** Exercise prompt **
Set down the data below from its first line to the line holding "const yTicks = [40, 45, 50, 55, 60, 65, 70, 75];", inclusive; omit all pictures.

** Given information **
<<<<

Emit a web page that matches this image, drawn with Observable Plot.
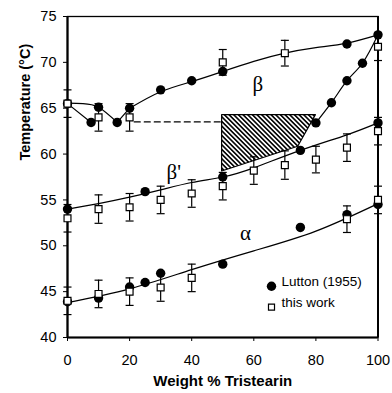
<!DOCTYPE html>
<html>
<head>
<meta charset="utf-8">
<script src="https://cdn.jsdelivr.net/npm/d3@7"></script>
<script src="https://cdn.jsdelivr.net/npm/@observablehq/plot@0.6"></script>
<style>
  html, body { margin: 0; padding: 0; background: white; }
</style>
</head>
<body>
<div id="chart"></div>
<script>
// ---- Tick labels ----
const xTicks = [0, 20, 40, 60, 80, 100];
const yTicks = [40, 45, 50, 55, 60, 65, 70, 75];

// ---- Lutton (1955), filled circles ----
const luttonBetaX = [0, 7.6, 10, 16, 20, 30, 40, 50, 80, 85, 90, 90, 95, 100];
const luttonBetaY = [65.5, 63.45, 65.1, 63.45, 65.0, 67.0, 68.0, 69.0, 63.4, 65.6, 68.0, 72.0, 69.9, 73.0];
const luttonBetaPrimeX = [0, 25, 50, 75, 100];
const luttonBetaPrimeY = [54.0, 55.9, 57.5, 60.4, 63.4];
const luttonAlphaX = [0, 10, 20, 25, 30, 50, 75, 90, 100];
const luttonAlphaY = [43.9, 44.3, 45.5, 46.0, 47.0, 48.0, 52.0, 53.4, 54.5];

// ---- This work, open squares with error bars ----
const workBetaX = [0, 10, 20, 50, 70, 100];
const workBetaY = [65.5, 64.0, 64.0, 70.0, 71.0, 71.7];
const workBetaErr = [1.5, 1.5, 1.5, 1.4, 1.4, 1.5];
const workBetaPrimeX = [0, 10, 20, 30, 40, 50, 60, 70, 80, 90, 100];
const workBetaPrimeY = [53.0, 54.0, 54.2, 55.0, 55.7, 56.5, 58.2, 58.8, 59.4, 60.7, 62.5];
const workBetaPrimeErr = [1.5, 1.55, 1.5, 1.5, 1.5, 1.5, 1.5, 1.55, 1.45, 1.5, 1.5];
const workAlphaX = [0, 10, 20, 30, 40, 90, 100];
const workAlphaY = [44.0, 44.75, 45.0, 45.45, 46.5, 52.9, 55.0];
const workAlphaErr = [1.5, 1.5, 1.5, 1.5, 1.5, 1.45, 1.5];

// ---- Drawn curves ----
const curveAlphaX = [0, 20, 40, 60, 80, 100];
const curveAlphaY = [43.8, 45.3, 47.4, 49.45, 51.6, 54.6];
const curveBetaPrimeX = [0, 10, 20, 30, 40, 50, 60, 75, 90, 100];
const curveBetaPrimeY = [54.0, 54.6, 55.3, 56.1, 56.9, 57.5, 58.5, 60.4, 62.1, 63.4];
const curveBetaTopX = [20, 30, 40, 50, 60, 70, 80, 90, 100];
const curveBetaTopY = [65.0, 66.8, 67.9, 69.0, 70.1, 71.0, 71.6, 72.1, 73.0];
const curveBetaLeftUpperX = [0, 5, 10, 16];
const curveBetaLeftUpperY = [65.55, 65.5, 65.1, 63.45];
const curveBetaLeftLowerX = [0, 7.6];
const curveBetaLeftLowerY = [65.5, 63.45];
const curveBetaKinkX = [16, 20];
const curveBetaKinkY = [63.45, 65.0];
const curveBetaSteepX = [80, 85, 90, 95, 100];
const curveBetaSteepY = [63.4, 65.6, 68.0, 69.9, 73.0];
const dashX = [21.5, 50];
const dashY = [63.5, 63.5];

// ---- Hatched region ----
const hatchX = [49.8, 74.3, 80];
const hatchLow = [58.1, 60.8, 64.25];
const hatchHigh = [64.25, 64.25, 64.25];

// ---- Phase labels ----
const phaseText = ["β", "β'", "α"];
const phaseX = [61.3, 34.2, 57.3];
const phaseY = [67.6, 58.0, 51.4];

const legendLabels = ["Lutton (1955)", "this work"];

const pts = (xs, ys) => xs.map((x, i) => ({x, y: ys[i]}));
const errPts = (xs, ys, es) => xs.map((x, i) => ({x, y: ys[i], e: es[i]}));

const lutton = [
  ...pts(luttonBetaX, luttonBetaY),
  ...pts(luttonBetaPrimeX, luttonBetaPrimeY),
  ...pts(luttonAlphaX, luttonAlphaY)
];
const work = [
  ...errPts(workBetaX, workBetaY, workBetaErr),
  ...errPts(workBetaPrimeX, workBetaPrimeY, workBetaPrimeErr),
  ...errPts(workAlphaX, workAlphaY, workAlphaErr)
];
const caps = work.flatMap(d => [{x: d.x, y: d.y - d.e}, {x: d.x, y: d.y + d.e}]);
const hatch = hatchX.map((x, i) => ({x, y1: hatchLow[i], y2: hatchHigh[i]}));
const phases = phaseText.map((t, i) => ({t, x: phaseX[i], y: phaseY[i]}));

const capSymbol = {
  draw(context, size) {
    const w = Math.sqrt(size / Math.PI);
    context.moveTo(-w, 0);
    context.lineTo(w, 0);
  }
};

const lw = 1.2;
const chart = Plot.plot({
  width: 392,
  height: 393,
  marginLeft: 67,
  marginRight: 14.5,
  marginTop: 16,
  marginBottom: 56,
  x: {domain: [0, 100]},
  y: {domain: [40, 75]},
  style: {fontFamily: "'Liberation Sans', Arial, sans-serif", fontSize: "14.5px", color: "black", background: "white", overflow: "visible"},
  marks: [
    Plot.frame({stroke: "black", strokeWidth: 1.3}),
    Plot.areaY(hatch, {x: "x", y1: "y1", y2: "y2", fill: "url(#hatch)", stroke: "black", strokeWidth: lw, curve: "linear"}),
    Plot.line(pts(dashX, dashY), {x: "x", y: "y", stroke: "black", strokeWidth: lw, strokeDasharray: "6,4"}),
    Plot.line(pts(curveAlphaX, curveAlphaY), {x: "x", y: "y", curve: "natural", strokeWidth: lw}),
    Plot.line(pts(curveBetaPrimeX, curveBetaPrimeY), {x: "x", y: "y", curve: "natural", strokeWidth: lw}),
    Plot.line(pts(curveBetaTopX, curveBetaTopY), {x: "x", y: "y", curve: "natural", strokeWidth: lw}),
    Plot.line(pts(curveBetaLeftUpperX, curveBetaLeftUpperY), {x: "x", y: "y", curve: "natural", strokeWidth: lw}),
    Plot.line(pts(curveBetaLeftLowerX, curveBetaLeftLowerY), {x: "x", y: "y", strokeWidth: lw}),
    Plot.line(pts(curveBetaKinkX, curveBetaKinkY), {x: "x", y: "y", strokeWidth: lw}),
    Plot.line(pts(curveBetaSteepX, curveBetaSteepY), {x: "x", y: "y", curve: "catmull-rom", strokeWidth: lw}),
    Plot.ruleX([0], {stroke: "black", strokeWidth: 2.2}),
    Plot.ruleY([40], {stroke: "black", strokeWidth: 2.2}),
    Plot.ruleX([100], {stroke: "black", strokeWidth: 2}),
    Plot.axisX({ticks: xTicks, tickSize: 4, tickPadding: 13, label: null, fontSize: 14.5}),
    Plot.axisY({ticks: yTicks, tickSize: 4, tickPadding: 7, label: null, fontSize: 14.5}),
    Plot.dot(lutton, {x: "x", y: "y", r: 4.7, fill: "black"}),
    Plot.ruleX(work, {x: "x", y1: d => d.y - d.e, y2: d => d.y + d.e, stroke: "black", strokeWidth: lw}),
    Plot.dot(caps, {x: "x", y: "y", symbol: capSymbol, r: 4, stroke: "black", strokeWidth: lw}),
    Plot.dot(work, {x: "x", y: "y", symbol: "square", r: 3.9, fill: "white", stroke: "black", strokeWidth: lw}),
    Plot.text(phases, {x: "x", y: "y", text: "t", fontSize: 21, fontFamily: "'Liberation Serif', serif"}),
    // legend
    Plot.dot([legendLabels[0]], {frameAnchor: "bottom-right", dx: -106.5, dy: -51.3, r: 4.7, fill: "black"}),
    Plot.dot([legendLabels[1]], {frameAnchor: "bottom-right", dx: -106.5, dy: -30.3, symbol: "square", r: 3.4, fill: "white", stroke: "black", strokeWidth: lw}),
    Plot.text([legendLabels[0]], {frameAnchor: "bottom-right", dx: -96.5, dy: -51.3, text: d => d, textAnchor: "start", fontSize: 13.5}),
    Plot.text([legendLabels[1]], {frameAnchor: "bottom-right", dx: -96.5, dy: -30.3, text: d => d, textAnchor: "start", fontSize: 13.5}),
    // axis titles
    Plot.text(["Weight % Tristearin"], {frameAnchor: "bottom", dy: 48, text: d => d, fontWeight: "bold", fontSize: 15}),
    Plot.text(["Temperature (°C)"], {frameAnchor: "left", dx: -42, dy: -16.5, rotate: -90, text: d => d, fontWeight: "bold", fontSize: 14.5})
  ]
});

d3.select(chart).insert("defs", ":first-child").html(
  '<pattern id="hatch" patternUnits="userSpaceOnUse" width="3.3" height="3.3" patternTransform="rotate(-45)">' +
  '<rect width="3.3" height="3.3" fill="white"/>' +
  '<line x1="1.65" y1="0" x2="1.65" y2="3.3" stroke="black" stroke-width="1.6"/>' +
  '</pattern>'
);

document.getElementById("chart").appendChild(chart);
</script>
</body>
</html>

>>>>

** Correct response **
Emit a web page that matches this image, drawn with Observable Plot.
<!DOCTYPE html>
<html>
<head>
<meta charset="utf-8">
<script src="https://cdn.jsdelivr.net/npm/d3@7"></script>
<script src="https://cdn.jsdelivr.net/npm/@observablehq/plot@0.6"></script>
<style>
  html, body { margin: 0; padding: 0; background: white; }
</style>
</head>
<body>
<div id="chart"></div>
<script>
// ---- Tick labels ----
const xTicks = [0, 20, 40, 60, 80, 100];
const yTicks = [40, 45, 50, 55, 60, 65, 70, 75];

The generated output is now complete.